◆ Problem description:
Copy the material that follows word for word and omit its pictures.

◆ Supplied information:
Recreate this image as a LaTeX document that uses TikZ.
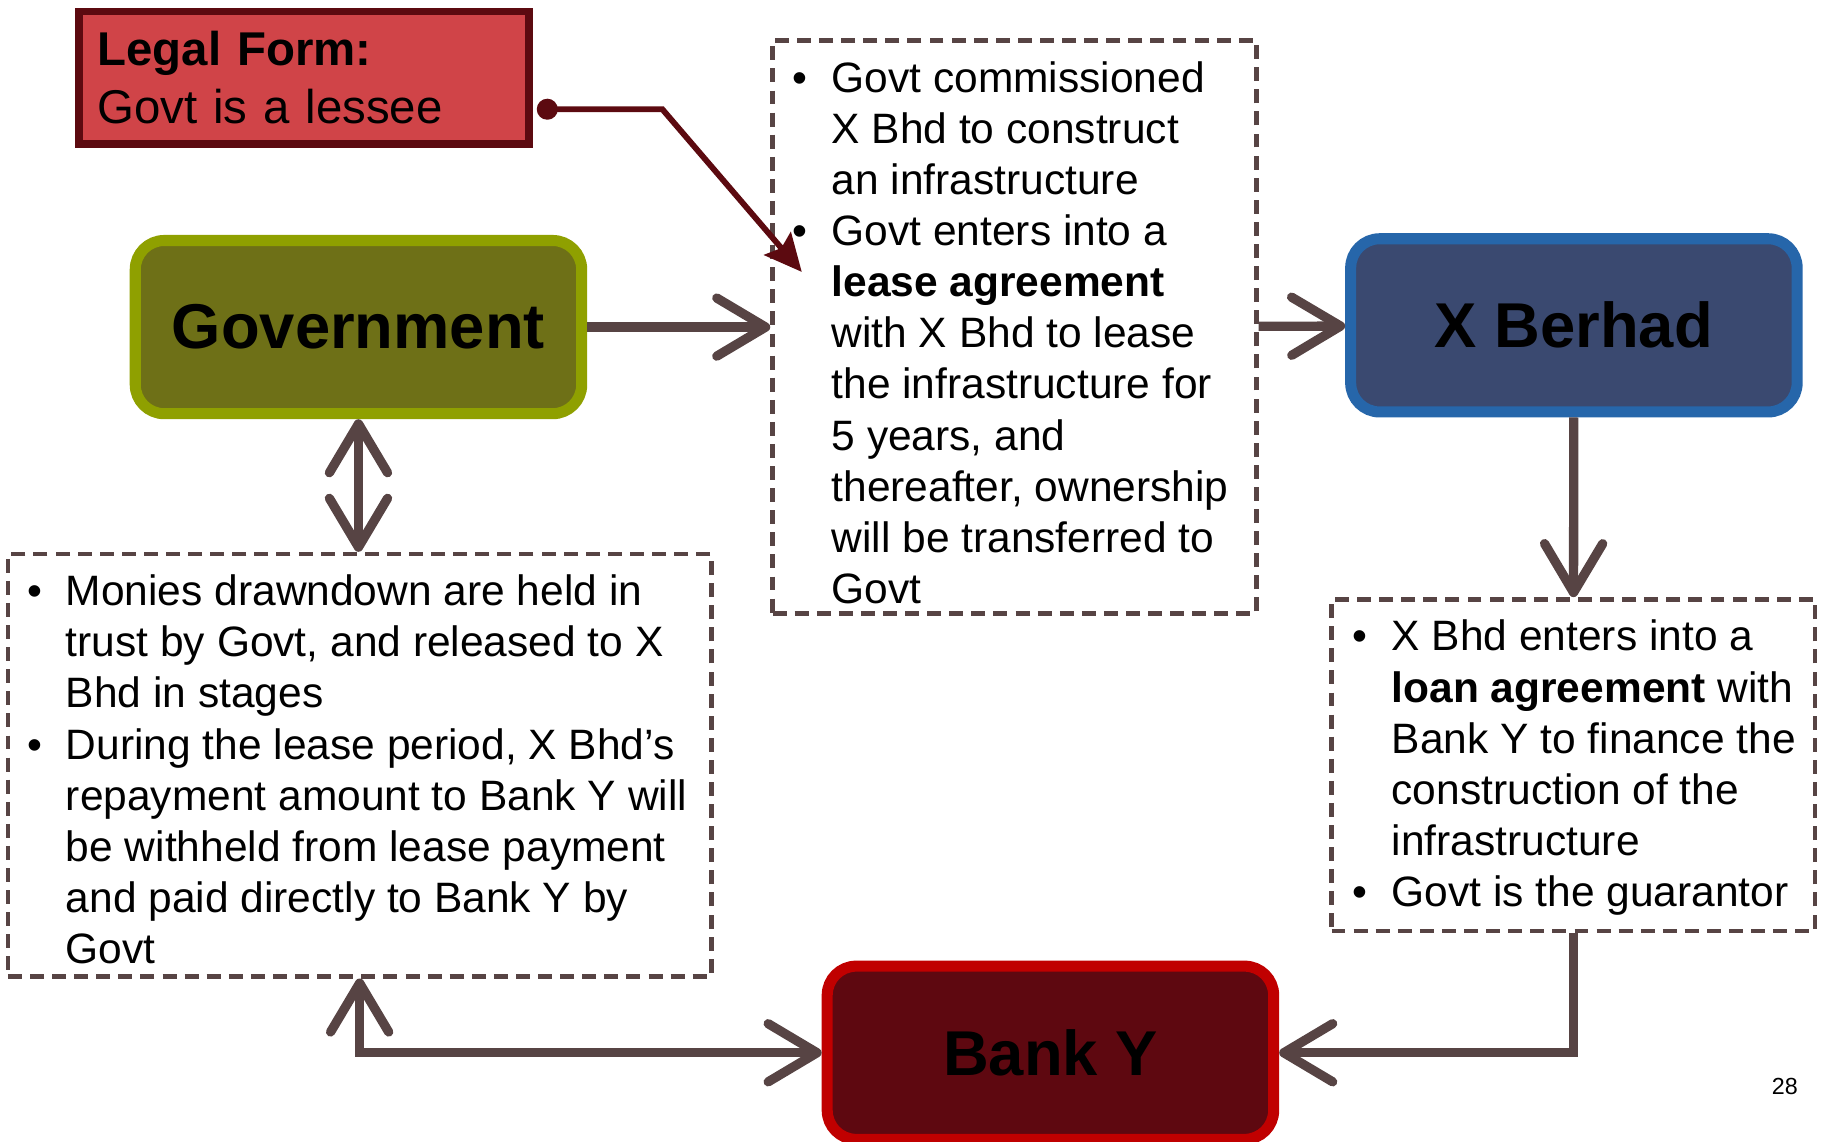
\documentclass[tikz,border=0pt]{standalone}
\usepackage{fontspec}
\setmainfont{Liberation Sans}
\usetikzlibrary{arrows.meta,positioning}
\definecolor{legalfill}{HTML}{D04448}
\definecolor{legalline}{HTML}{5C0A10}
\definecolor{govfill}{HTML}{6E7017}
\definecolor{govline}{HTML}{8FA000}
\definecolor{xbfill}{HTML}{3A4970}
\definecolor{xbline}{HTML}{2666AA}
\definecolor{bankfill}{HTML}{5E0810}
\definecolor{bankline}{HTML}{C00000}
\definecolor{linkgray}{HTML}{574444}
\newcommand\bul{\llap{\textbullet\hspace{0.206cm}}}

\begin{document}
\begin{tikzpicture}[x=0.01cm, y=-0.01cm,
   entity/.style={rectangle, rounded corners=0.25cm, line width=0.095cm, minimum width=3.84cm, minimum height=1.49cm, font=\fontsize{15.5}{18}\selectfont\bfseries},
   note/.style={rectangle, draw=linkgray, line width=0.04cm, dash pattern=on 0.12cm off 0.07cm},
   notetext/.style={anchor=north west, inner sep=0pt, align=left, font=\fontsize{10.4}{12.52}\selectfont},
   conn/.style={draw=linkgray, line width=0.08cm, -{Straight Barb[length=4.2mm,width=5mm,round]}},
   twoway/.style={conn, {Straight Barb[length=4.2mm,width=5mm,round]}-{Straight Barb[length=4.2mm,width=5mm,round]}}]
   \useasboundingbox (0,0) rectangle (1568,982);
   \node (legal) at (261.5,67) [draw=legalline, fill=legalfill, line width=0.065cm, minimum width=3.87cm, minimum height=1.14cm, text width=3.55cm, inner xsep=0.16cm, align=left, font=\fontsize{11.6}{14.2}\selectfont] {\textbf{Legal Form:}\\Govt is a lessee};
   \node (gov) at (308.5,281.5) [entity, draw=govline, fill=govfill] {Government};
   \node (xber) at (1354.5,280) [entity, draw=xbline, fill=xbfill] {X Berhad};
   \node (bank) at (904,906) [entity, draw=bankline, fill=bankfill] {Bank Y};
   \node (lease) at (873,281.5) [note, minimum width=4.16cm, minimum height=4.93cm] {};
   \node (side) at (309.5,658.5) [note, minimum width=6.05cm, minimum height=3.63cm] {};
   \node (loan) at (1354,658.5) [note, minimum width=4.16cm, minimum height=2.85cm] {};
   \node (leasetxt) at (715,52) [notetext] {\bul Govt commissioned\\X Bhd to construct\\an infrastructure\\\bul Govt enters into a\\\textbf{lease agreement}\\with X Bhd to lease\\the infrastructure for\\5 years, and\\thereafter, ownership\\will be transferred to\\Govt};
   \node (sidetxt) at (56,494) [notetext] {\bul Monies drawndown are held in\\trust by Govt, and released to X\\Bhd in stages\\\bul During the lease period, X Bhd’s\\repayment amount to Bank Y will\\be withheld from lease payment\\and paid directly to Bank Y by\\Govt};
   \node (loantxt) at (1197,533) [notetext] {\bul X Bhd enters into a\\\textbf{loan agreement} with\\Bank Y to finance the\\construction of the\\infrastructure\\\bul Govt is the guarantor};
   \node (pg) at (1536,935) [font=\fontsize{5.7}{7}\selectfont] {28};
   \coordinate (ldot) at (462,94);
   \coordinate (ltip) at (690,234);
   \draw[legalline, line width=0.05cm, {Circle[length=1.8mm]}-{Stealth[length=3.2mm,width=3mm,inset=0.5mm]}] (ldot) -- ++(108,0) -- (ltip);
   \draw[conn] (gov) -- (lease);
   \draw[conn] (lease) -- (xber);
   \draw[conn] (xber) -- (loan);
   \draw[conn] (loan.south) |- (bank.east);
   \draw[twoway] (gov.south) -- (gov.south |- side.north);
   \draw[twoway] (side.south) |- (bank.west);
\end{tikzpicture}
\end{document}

◆ Result of the exercise:
Recreate this image as a LaTeX document that uses TikZ.
\documentclass[tikz,border=0pt]{standalone}
\usepackage{fontspec}
\setmainfont{Liberation Sans}
\usetikzlibrary{arrows.meta,positioning}
\definecolor{legalfill}{HTML}{D04448}
\definecolor{legalline}{HTML}{5C0A10}
\definecolor{govfill}{HTML}{6E7017}
\definecolor{govline}{HTML}{8FA000}
\definecolor{xbfill}{HTML}{3A4970}
\definecolor{xbline}{HTML}{2666AA}
\definecolor{bankfill}{HTML}{5E0810}
\definecolor{bankline}{HTML}{C00000}
\definecolor{linkgray}{HTML}{574444}
\newcommand\bul{\llap{\textbullet\hspace{0.206cm}}}

\begin{document}
\begin{tikzpicture}[x=0.01cm, y=-0.01cm,
   entity/.style={rectangle, rounded corners=0.25cm, line width=0.095cm, minimum width=3.84cm, minimum height=1.49cm, font=\fontsize{15.5}{18}\selectfont\bfseries},
   note/.style={rectangle, draw=linkgray, line width=0.04cm, dash pattern=on 0.12cm off 0.07cm},
   notetext/.style={anchor=north west, inner sep=0pt, align=left, font=\fontsize{10.4}{12.52}\selectfont},
   conn/.style={draw=linkgray, line width=0.08cm, -{Straight Barb[length=4.2mm,width=5mm,round]}},
   twoway/.style={conn, {Straight Barb[length=4.2mm,width=5mm,round]}-{Straight Barb[length=4.2mm,width=5mm,round]}}]
   \useasboundingbox (0,0) rectangle (1568,982);
   \node (legal) at (261.5,67) [draw=legalline, fill=legalfill, line width=0.065cm, minimum width=3.87cm, minimum height=1.14cm, text width=3.55cm, inner xsep=0.16cm, align=left, font=\fontsize{11.6}{14.2}\selectfont] {\textbf{Legal Form:}\\Govt is a lessee};
   \node (gov) at (308.5,281.5) [entity, draw=govline, fill=govfill] {Government};
   \node (xber) at (1354.5,280) [entity, draw=xbline, fill=xbfill] {X Berhad};
   \node (bank) at (904,906) [entity, draw=bankline, fill=bankfill] {Bank Y};
   \node (lease) at (873,281.5) [note, minimum width=4.16cm, minimum height=4.93cm] {};
   \node (side) at (309.5,658.5) [note, minimum width=6.05cm, minimum height=3.63cm] {};
   \node (loan) at (1354,658.5) [note, minimum width=4.16cm, minimum height=2.85cm] {};
   \node (leasetxt) at (715,52) [notetext] {\bul Govt commissioned\\X Bhd to construct\\an infrastructure\\\bul Govt enters into a\\\textbf{lease agreement}\\with X Bhd to lease\\the infrastructure for\\5 years, and\\thereafter, ownership\\will be transferred to\\Govt};
   \node (sidetxt) at (56,494) [notetext] {\bul Monies drawndown are held in\\trust by Govt, and released to X\\Bhd in stages\\\bul During the lease period, X Bhd’s\\repayment amount to Bank Y will\\be withheld from lease payment\\and paid directly to Bank Y by\\Govt};
   \node (loantxt) at (1197,533) [notetext] {\bul X Bhd enters into a\\\textbf{loan agreement} with\\Bank Y to finance the\\construction of the\\infrastructure\\\bul Govt is the guarantor};
   \node (pg) at (1536,935) [font=\fontsize{5.7}{7}\selectfont] {28};
   \coordinate (ldot) at (462,94);
   \coordinate (ltip) at (690,234);
   \draw[legalline, line width=0.05cm, {Circle[length=1.8mm]}-{Stealth[length=3.2mm,width=3mm,inset=0.5mm]}] (ldot) -- ++(108,0) -- (ltip);
   \draw[conn] (gov) -- (lease);
   \draw[conn] (lease) -- (xber);
   \draw[conn] (xber) -- (loan);
   \draw[conn] (loan.south) |- (bank.east);
   \draw[twoway] (gov.south) -- (gov.south |- side.north);
   \draw[twoway] (side.south) |- (bank.west);
\end{tikzpicture}
\end{document}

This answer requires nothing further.